Sponsored by the 'Centro Internazionale di Studi di Architettura Andrea Palladio'
CISA A.Palladio, Contra' Porti 11, I-36100 Vicenza - Italy

FACADE

An excerpt mentioning this FACADE project at MIT:

[pp. 12-13]

"...The record of design exploration through assigning values to parameters is also potentially interesting. Consider, for example, the parameterization and exploration of Frank Gehry’s digital models for the Bilbao Guggenheim and the Disney Concert Hall. The technical difficulty, though, is that there are currently no widely agreed, stable standards for long-term preservation of parametric models.

To serve the immediate daily needs of the architectural and engineering professions, there are neutral data format standards, such as ISO-STEP and IFC, for the exchange of CAD models.

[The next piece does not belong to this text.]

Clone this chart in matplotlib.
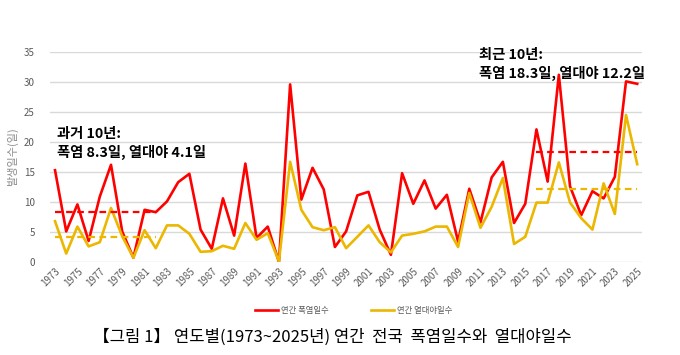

These do not maintain parametric information, but this is less of a limitation than it may seem in practice contexts, since practitioners can always return to whatever parametric software tools they employ when further parametric work is needed. However, these formats do not meet the needs of cultural memory institutions, which must try to ensure continued reliable access to CAD models (including parametric information if possible) over archival timeframes, when it is likely that the CAD systems that generated the models will no longer be available.

A research project called FACADE, at MIT, is currently focused on this issue, using as cases digital models of major buildings by Frank Gehry, Moshe Safdie, Thom Mayne, and others. FACADE is assessing existing neutral data format standards for their suitability for archival purposes. But the task of finding or creating viable standards for archiving parametric models is very difficult, and there is a real danger that many valuable models resulting from recent and current practice – and representing a crucial moment in the transition to digital practice – will be lost."